Tana and Nogarotto must find a way to connect their club with the clubs already operating in the region, for that is the heartland that is providing the impetus for Western Sydney FC. And it cannot be a token recognition. It needs to be real otherwise the new club will relinquish its strongest asset.

It’s fitting that the renewed talk of a western Sydney franchise should kick-off in derby week in Melbourne, where Melbourne Victory and Heart’s rivalry is thriving despite the lack of geographical differentiation. After all, it proves two clubs can work in places as big as Melbourne and Sydney.

Whereas Heart’s arrival cut out a chunk of the Victory’s supporter base, Western Sydney FC and Sydney FC can have different geographical bases, identities and personas. If Sydney FC represents “new football”, Western Sydney FC, if built properly, could represent the game’s heritage and the region’s current clubs.
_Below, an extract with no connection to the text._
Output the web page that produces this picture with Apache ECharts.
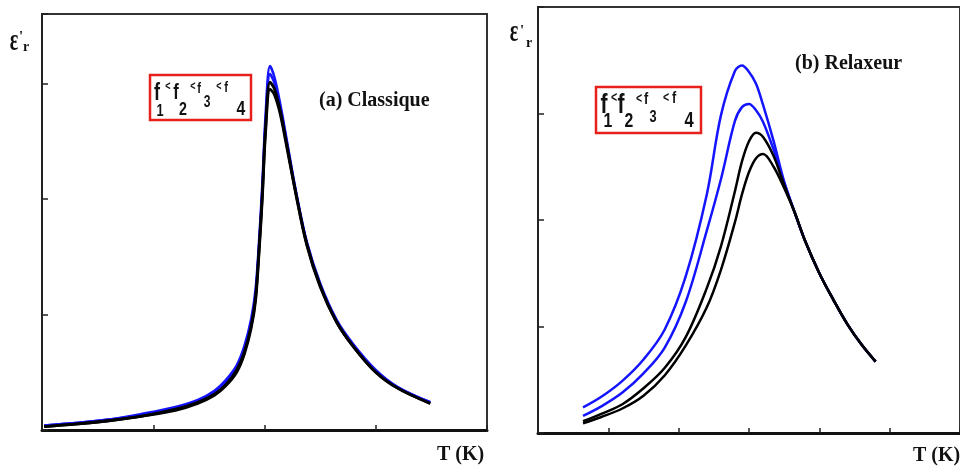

Western Sydney FC could work for these reasons; it has the population and football heritage to build on.

But more than just the financial question mark is that same old dilemma; how to marry “old soccer” and “new football”, for an A-League club based in western Sydney cannot ignore the region’s “old soccer” roots.

Western Sydney FC, or whatever it’ll be called, needs to build on that heritage, rather than ignore it and build adjacent to it. That’s its greatest test.